North Atlantic right whales, the most endangered mammal on the planet, were once a regular attraction here in the Rhode Island.
“In February 1828, ‘a Right Whale forty four feet long, and rated at about seventy barrels of oil, was killed in the waters off Providence, R.I., after having been seen for several days ‘sporting in our river’,'” wrote URI Oceanography professor and right whale expert Bob Kenney wrote in the 2010 Ocean Special Area Management Plan.
These massive marine mammals – they can be 50 feet long and more than half that wide – still travel our waters on their annual spring migration from Florida to the Cape Cod Sound. In 2011 57 were spotted in Rhode Island Sound. And in 2010, 98 were noticed here. That’s approximately one-fifth of the remaining population. An endangered species, there are said to be fewer than 500 left in existence.
“Potential impacts on right whiles must be considered for all construction activities or on going operations for any alternative energy development,” wrote Kenney in the 2010 Ocean SAMP.
And so yesterday Deepwater Wind announced that it would add extra precautions as it studies these waters for the first ever large-scale offshore wind farm in the United States.
“We could plow forward with plans and fight it out at the end,” said Deepwater Wind CEO Jeff Grybowski, “or you can decide to embrace solutions constructively.” He said the concessions will cost his company “several hundred thousand dollars.”
The agreement, signed with the Conservation Law Foundation and applicable only to the planning phase of the project, says Deepwater won’t construct weather towers in the spring when whales are likely to be in the vicinity. It also requires the company to employ year-round “real-time human monitoring for whale activity in the site area,” according to a press release.
This could potentially be good news for John Lang, skipper of the MV Ocean State, a 36-foot center console boat he uses to search for entangled or otherwise distressed whales in the waters of Rhode Island. To his knowledge, he’s the only one actively looking for whales in these waters. Check out his Facebook page here.
“If I could afford to go out every day, I’d find an entangled whale,” he told me as we motored out of Narragansett Bay Thursday. He can’t afford to go everyday, as it can cost him upwards of $1,000 a trip in fuel.
We were planning to “run the trap lines,” or check the network of lobster traps and gill nets used for commercial fishing that can entangle whales and other marine mammals. “There are strings of them, for miles and miles.” His routine is to look anywhere from 20 miles south of Block Island to just east of Nantucket.

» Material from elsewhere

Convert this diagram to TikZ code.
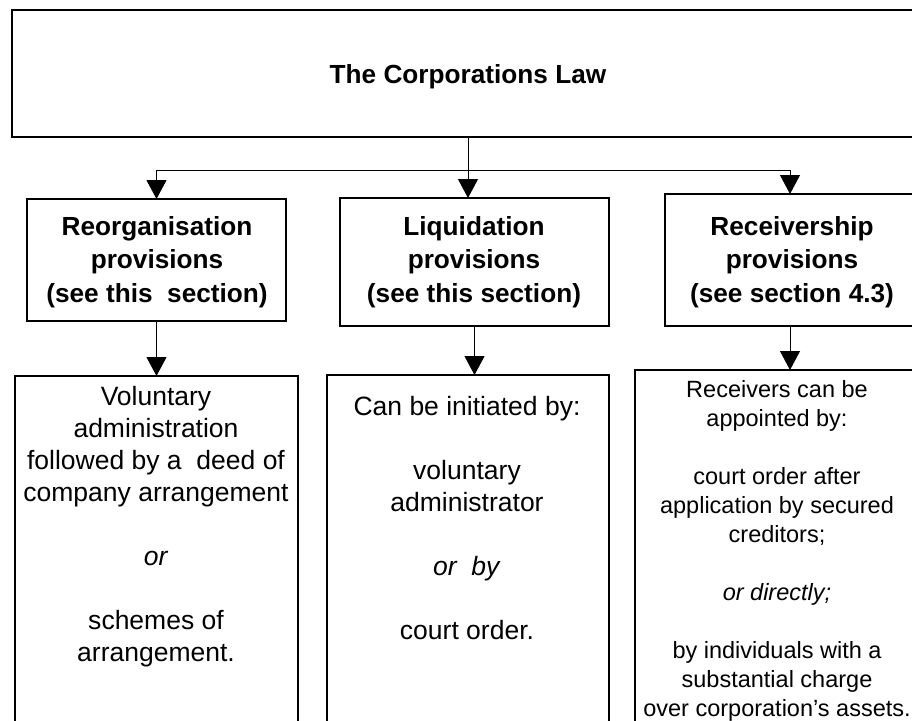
\documentclass[tikz,border=0pt]{standalone}
\usepackage{fontspec}
\setmainfont{Liberation Sans}
\usetikzlibrary{arrows.meta}
\begin{document}
\begin{tikzpicture}[x=1pt,y=-1pt,
  boxstyle/.style={draw=black,line width=1.3pt,inner sep=0pt,outer sep=0pt,fill=none},
  headtext/.style={align=center,inner sep=0pt,font=\fontsize{26.2}{33.5}\selectfont\bfseries},
  bodytext/.style={align=center,inner sep=0pt,font=\fontsize{26.5}{32}\selectfont},
  smalltext/.style={align=center,inner sep=0pt,font=\fontsize{23.5}{29}\selectfont},
  conn/.style={draw=black,line width=1pt},
  arr/.style={conn,-{Triangle[width=20pt,length=19pt]}}]
\useasboundingbox (0,0) rectangle (912,720);
\clip (0,0) rectangle (912,720);
\fill[white] (0,0) rectangle (912,720);
% boxes
\node[boxstyle,minimum width=912pt,minimum height=127pt] (top) at (468,73.5) {};
\node[boxstyle,minimum width=259pt,minimum height=122pt] (box1) at (156.5,260) {};
\node[boxstyle,minimum width=269pt,minimum height=128pt] (box2) at (474.5,262) {};
\node[boxstyle,minimum width=250pt,minimum height=132pt] (box3) at (790,260) {};
\node[boxstyle,minimum width=283pt,minimum height=364pt] (low1) at (156.5,558) {};
\node[boxstyle,minimum width=282pt,minimum height=365pt] (low2) at (468,557.5) {};
\node[boxstyle,minimum width=284pt,minimum height=370pt] (low3) at (777,555) {};
% texts
\node[headtext,font=\fontsize{26.2}{33.5}\selectfont\bfseries] (title) at (468,77) {The Corporations Law};
\node[headtext] (h1) at (157,262) {Reorganisation\\provisions\\(see this~~section)};
\node[headtext] (h2) at (474,262) {Liquidation\\provisions\\(see this section)};
\node[headtext] (h3) at (792,262) {Receivership\\provisions\\(see section 4.3)};
\node[bodytext] (t1) at (156,526.5) {Voluntary\\administration\\followed by a~~deed of\\company arrangement\\[32pt]\textit{or}\\[32pt]schemes of\\arrangement.};
\node[bodytext] (t2) at (467,518.5) {Can be initiated by:\\[32pt]voluntary\\administrator\\[32pt]\textit{or~~by}\\[32pt]court order.};
\node[smalltext] (t3) at (777,551) {Receivers can be\\appointed by:\\[29pt]court order after\\application by secured\\creditors;\\[29pt]\textit{or directly;}\\[29pt]by individuals with a\\substantial charge\\over corporation’s assets.};
% connectors
\coordinate (split) at (top.south |- 0,170);
\draw[conn] (top.south) -- (split);
\draw[arr] (split) -| (box1.north);
\draw[arr] (split) -- (split |- box2.north);
\draw[arr] (split) -| (box3.north);
\draw[arr] (box1.south) -- (box1.south |- low1.north);
\draw[arr] (box2.south) -- (box2.south |- low2.north);
\draw[arr] (box3.south) -- (box3.south |- low3.north);
\end{tikzpicture}
\end{document}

Lang says whales frequently become entangled in fishing gear, and research shows it is a major cause of unnatural whale death. In 1995, an entangled right whale washed up dead on Second Beach in Middletown, and in 2000 an entangled right whale was found floating dead off Block Island.

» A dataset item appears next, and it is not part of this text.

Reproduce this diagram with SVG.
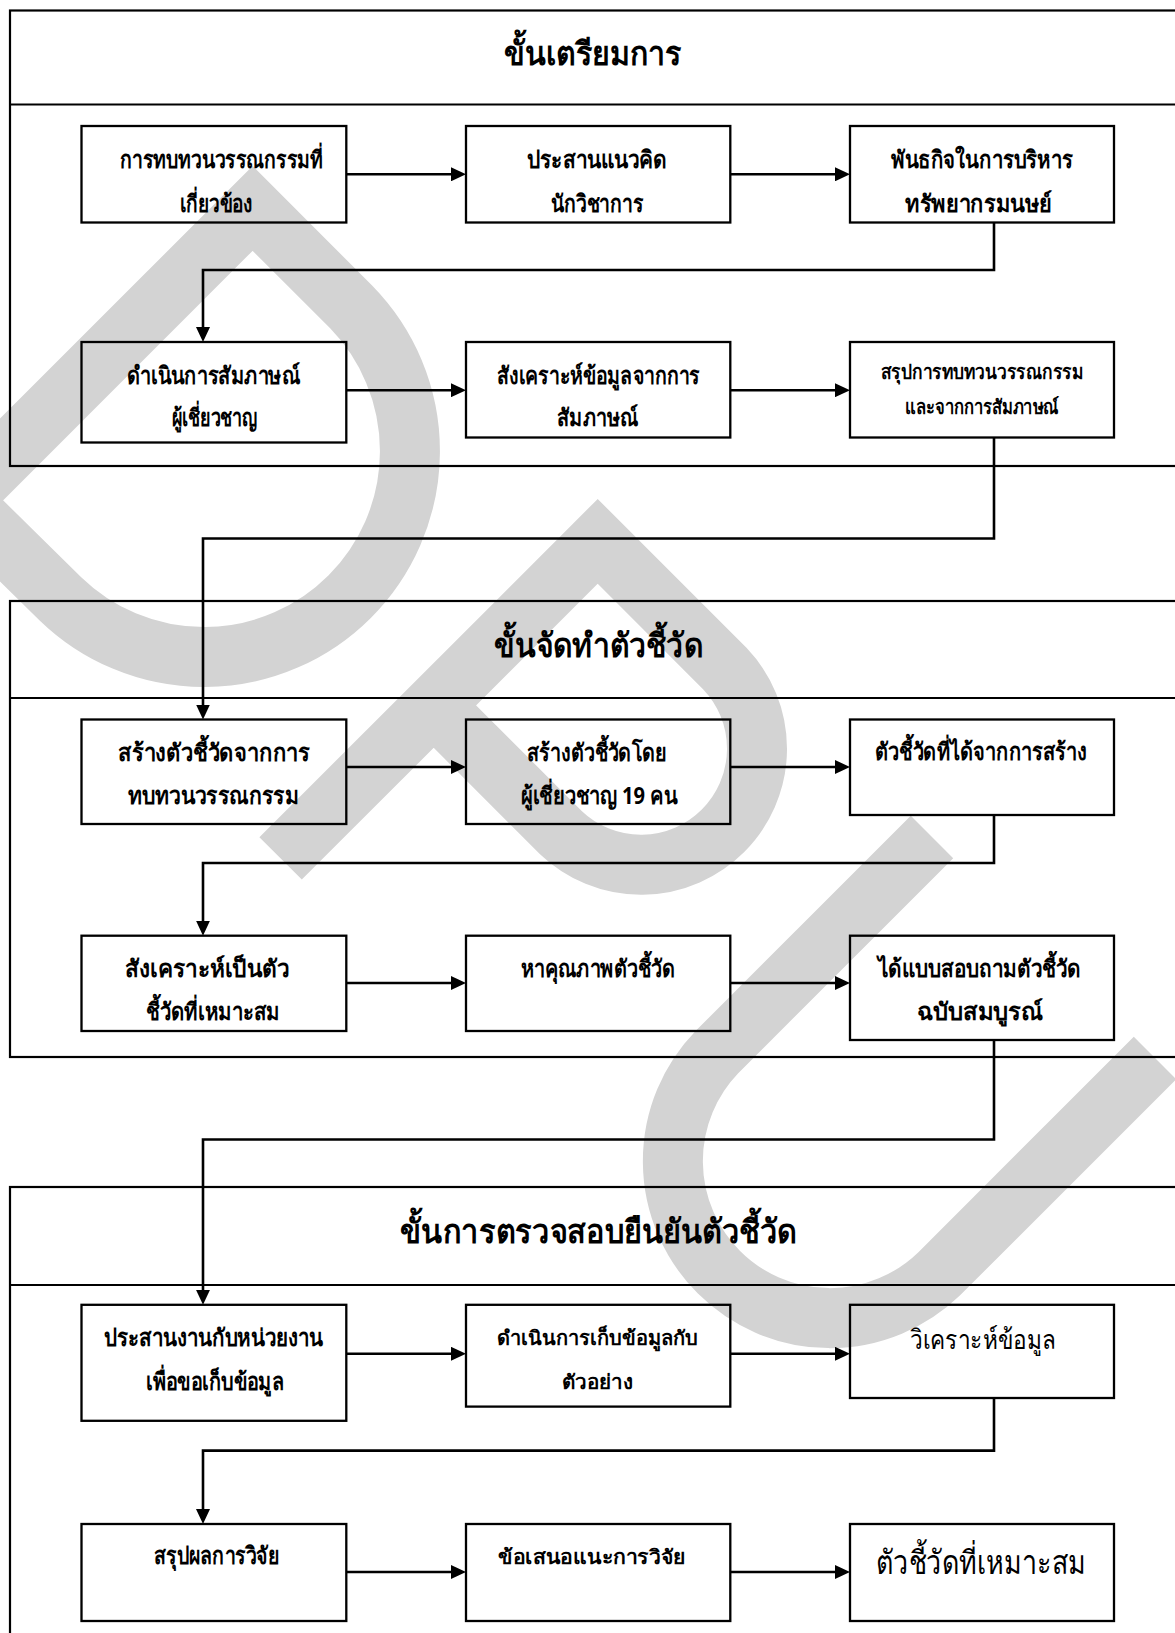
<svg xmlns="http://www.w3.org/2000/svg" width="1175" height="1633" viewBox="0 0 1175 1633">
<defs>
<style>
.wm{fill:none;stroke:#d3d3d3;stroke-width:60;stroke-linejoin:miter;stroke-miterlimit:10;stroke-linecap:butt}
.frame{fill:none;stroke:#000;stroke-width:2.2}
.box{fill:none;stroke:#000;stroke-width:2.3}
.conn{fill:none;stroke:#000;stroke-width:2.6}
.t{font-family:'Noto Sans','DejaVu Sans',sans-serif;font-weight:bold;font-size:24px;text-anchor:middle;fill:#000}
.s{font-size:20px}
.title{font-family:'Noto Sans','DejaVu Sans',sans-serif;font-weight:bold;font-size:33px;text-anchor:middle;fill:#000}
.r{font-family:'Noto Sans','DejaVu Sans',sans-serif;font-weight:normal;text-anchor:middle;fill:#000}
</style>
<marker id="ah" markerWidth="15" markerHeight="14" refX="1" refY="7" orient="auto" markerUnits="userSpaceOnUse"><path d="M0,0 L15,7 L0,14 Z" fill="#000"/></marker>
</defs>
<rect width="1175" height="1633" fill="#fff"/>
<g id="watermark">
<path class="wm" d="M -39.5 500.5 L 252.6 208.4 L 351.6 307.4 A 206 206 0 0 1 60.3 598.7 Z"/>
<path class="wm" d="M 280.6 858.4 L 597.7 541.4 L 725 668.7 A 116 116 0 0 1 561 832.7 L 433.7 705.4"/>
<path class="wm" d="M 932 837 L 717 1052 A 157 157 0 0 0 939 1274 L 1155 1058"/>
</g>
<g id="section1">
<rect class="frame" x="10" y="10.5" width="1185" height="455.5"/>
<line class="frame" x1="10" y1="104.5" x2="1195" y2="104.5"/>
<text class="title" x="593" y="65" textLength="178" lengthAdjust="spacingAndGlyphs">ขั้นเตรียมการ</text>
</g>
<g id="section2">
<rect class="frame" x="10" y="601" width="1185" height="456"/>
<line class="frame" x1="10" y1="698" x2="1195" y2="698"/>
<text class="title" x="598.5" y="657" textLength="209" lengthAdjust="spacingAndGlyphs">ขั้นจัดทำตัวชี้วัด</text>
</g>
<g id="section3">
<rect class="frame" x="10" y="1187" width="1185" height="470"/>
<line class="frame" x1="10" y1="1285" x2="1195" y2="1285"/>
<text class="title" x="598.5" y="1243" textLength="397" lengthAdjust="spacingAndGlyphs">ขั้นการตรวจสอบยืนยันตัวชี้วัด</text>
</g>
<g id="connectors">
<path class="conn" d="M346.3 174.3 H452" marker-end="url(#ah)"/>
<path class="conn" d="M730.3 174.3 H836" marker-end="url(#ah)"/>
<path class="conn" d="M994 222.5 V270 H203 V328" marker-end="url(#ah)"/>
<path class="conn" d="M346.3 390.2 H452" marker-end="url(#ah)"/>
<path class="conn" d="M730.3 390.2 H836" marker-end="url(#ah)"/>
<path class="conn" d="M994 437.5 V538.5 H203 V705.5" marker-end="url(#ah)"/>
<path class="conn" d="M346.3 767 H452" marker-end="url(#ah)"/>
<path class="conn" d="M730.3 767 H836" marker-end="url(#ah)"/>
<path class="conn" d="M994 815 V863 H203 V921.7" marker-end="url(#ah)"/>
<path class="conn" d="M346.3 983 H452" marker-end="url(#ah)"/>
<path class="conn" d="M730.3 983 H836" marker-end="url(#ah)"/>
<path class="conn" d="M994 1040 V1139.5 H203 V1290.8" marker-end="url(#ah)"/>
<path class="conn" d="M346.3 1353.8 H452" marker-end="url(#ah)"/>
<path class="conn" d="M730.3 1353.8 H836" marker-end="url(#ah)"/>
<path class="conn" d="M994 1398 V1450.6 H203 V1510" marker-end="url(#ah)"/>
<path class="conn" d="M346.3 1572 H452" marker-end="url(#ah)"/>
<path class="conn" d="M730.3 1572 H836" marker-end="url(#ah)"/>
</g>
<g id="n1">
<rect class="box" x="81.5" y="126" width="264.8" height="96.5"/>
<text class="t" x="221.5" y="168" textLength="203" lengthAdjust="spacingAndGlyphs">การทบทวนวรรณกรรมที่</text>
<text class="t" x="216.5" y="211.5" textLength="73" lengthAdjust="spacingAndGlyphs">เกี่ยวข้อง</text>
</g>
<g id="n2">
<rect class="box" x="466" y="126" width="264.3" height="96.5"/>
<text class="t" x="597" y="168" textLength="140" lengthAdjust="spacingAndGlyphs">ประสานแนวคิด</text>
<text class="t" x="597" y="211.5" textLength="92" lengthAdjust="spacingAndGlyphs">นักวิชาการ</text>
</g>
<g id="n3">
<rect class="box" x="850" y="126" width="264" height="96.5"/>
<text class="t" x="982" y="168" textLength="182" lengthAdjust="spacingAndGlyphs">พันธกิจในการบริหาร</text>
<text class="t" x="978.5" y="211.5" textLength="147" lengthAdjust="spacingAndGlyphs">ทรัพยากรมนษย์</text>
</g>
<g id="n4">
<rect class="box" x="81.5" y="342" width="264.8" height="100.5"/>
<text class="t" x="213.5" y="384" textLength="173" lengthAdjust="spacingAndGlyphs">ดำเนินการสัมภาษณ์</text>
<text class="t" x="214.5" y="426" textLength="85" lengthAdjust="spacingAndGlyphs">ผู้เชี่ยวชาญ</text>
</g>
<g id="n5">
<rect class="box" x="466" y="342" width="264.3" height="95.5"/>
<text class="t" x="598.5" y="384" textLength="203" lengthAdjust="spacingAndGlyphs">สังเคราะห์ข้อมูลจากการ</text>
<text class="t" x="597.5" y="426" textLength="81" lengthAdjust="spacingAndGlyphs">สัมภาษณ์</text>
</g>
<g id="n6">
<rect class="box" x="850" y="342" width="264" height="95.5"/>
<text class="t s" x="982" y="378.5" textLength="202" lengthAdjust="spacingAndGlyphs">สรุปการทบทวนวรรณกรรม</text>
<text class="t s" x="982" y="413.5" textLength="154" lengthAdjust="spacingAndGlyphs">และจากการสัมภาษณ์</text>
</g>
<g id="n7">
<rect class="box" x="81.5" y="719.5" width="264.8" height="104.5"/>
<text class="t" x="214" y="761" textLength="192" lengthAdjust="spacingAndGlyphs">สร้างตัวชี้วัดจากการ</text>
<text class="t" x="213.5" y="804" textLength="171" lengthAdjust="spacingAndGlyphs">ทบทวนวรรณกรรม</text>
</g>
<g id="n8">
<rect class="box" x="466" y="719.5" width="264.3" height="104.5"/>
<text class="t" x="597" y="761" textLength="140" lengthAdjust="spacingAndGlyphs">สร้างตัวชี้วัดโดย</text>
<text class="t" x="599" y="804" textLength="156" lengthAdjust="spacingAndGlyphs">ผู้เชี่ยวชาญ 19 คน</text>
</g>
<g id="n9">
<rect class="box" x="850" y="719.5" width="264" height="95.5"/>
<text class="t" x="981" y="760" textLength="212" lengthAdjust="spacingAndGlyphs">ตัวชี้วัดที่ได้จากการสร้าง</text>
</g>
<g id="n10">
<rect class="box" x="81.5" y="935.7" width="264.8" height="95.3"/>
<text class="t" x="207" y="977" textLength="164" lengthAdjust="spacingAndGlyphs">สังเคราะห์เป็นตัว</text>
<text class="t" x="213" y="1019.5" textLength="134" lengthAdjust="spacingAndGlyphs">ชี้วัดที่เหมาะสม</text>
</g>
<g id="n11">
<rect class="box" x="466" y="935.7" width="264.3" height="95.3"/>
<text class="t" x="598" y="977" textLength="154" lengthAdjust="spacingAndGlyphs">หาคุณภาพตัวชี้วัด</text>
</g>
<g id="n12">
<rect class="box" x="850" y="935.7" width="264" height="104.3"/>
<text class="t" x="979.5" y="977" textLength="203" lengthAdjust="spacingAndGlyphs">ได้แบบสอบถามตัวชี้วัด</text>
<text class="t" x="980" y="1019.5" textLength="126" lengthAdjust="spacingAndGlyphs">ฉบับสมบูรณ์</text>
</g>
<g id="n13">
<rect class="box" x="81.5" y="1304.8" width="264.8" height="116"/>
<text class="t" x="213.5" y="1346" textLength="219" lengthAdjust="spacingAndGlyphs">ประสานงานกับหน่วยงาน</text>
<text class="t" x="215" y="1389.5" textLength="138" lengthAdjust="spacingAndGlyphs">เพื่อขอเก็บข้อมูล</text>
</g>
<g id="n14">
<rect class="box" x="466" y="1304.8" width="264.3" height="101.8"/>
<text class="t s" x="597.5" y="1345" textLength="201" lengthAdjust="spacingAndGlyphs">ดำเนินการเก็บข้อมูลกับ</text>
<text class="t s" x="597.5" y="1388.5" textLength="71" lengthAdjust="spacingAndGlyphs">ตัวอย่าง</text>
</g>
<g id="n15">
<rect class="box" x="850" y="1304.8" width="264" height="93.2"/>
<text class="r" x="983" y="1349" font-size="27" textLength="146" lengthAdjust="spacingAndGlyphs">วิเคราะห์ข้อมูล</text>
</g>
<g id="n16">
<rect class="box" x="81.5" y="1524" width="264.8" height="97"/>
<text class="t" x="216.5" y="1564" textLength="125" lengthAdjust="spacingAndGlyphs">สรุปผลการวิจัย</text>
</g>
<g id="n17">
<rect class="box" x="466" y="1524" width="264.3" height="97"/>
<text class="t s" x="592" y="1564" textLength="188" lengthAdjust="spacingAndGlyphs">ข้อเสนอแนะการวิจัย</text>
</g>
<g id="n18">
<rect class="box" x="850" y="1524" width="264" height="97"/>
<text class="r" x="981" y="1574" font-size="33" textLength="210" lengthAdjust="spacingAndGlyphs">ตัวชี้วัดที่เหมาะสม</text>
</g>
</svg>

In other states, networks of volunteers and scientists monitor offshore waters for entangled whales. Lang thinks the only reason entangled whales are being spotted off Rhode Island is because no one is looking.
A wildlife cinematographer by profession who earlier studied the spotted owl, Lang sailed solo from Miami to the Ocean State four years ago and decided to stay. Last year, he decided to help protect whales while he’s here.
“I can drive a boat and I’ve always worked with endangered species,” he said. “That’s the core of the mission. If I get an email from the network, there’s a good chance I can find that whale and wait with that whale until the recovery team comes. Nobody else as far as I know would be ready to go in a moment’s notice in a boat that can go 50 here in Narragansett Bay.”
He has yet to see a whale, but for the time being he’s willing to invest his own money in looking.
“I’m gonna have to be patient,” he said. “It might take a year or two, it might take two or three years. But at some point, though, we will, we will get our whale.”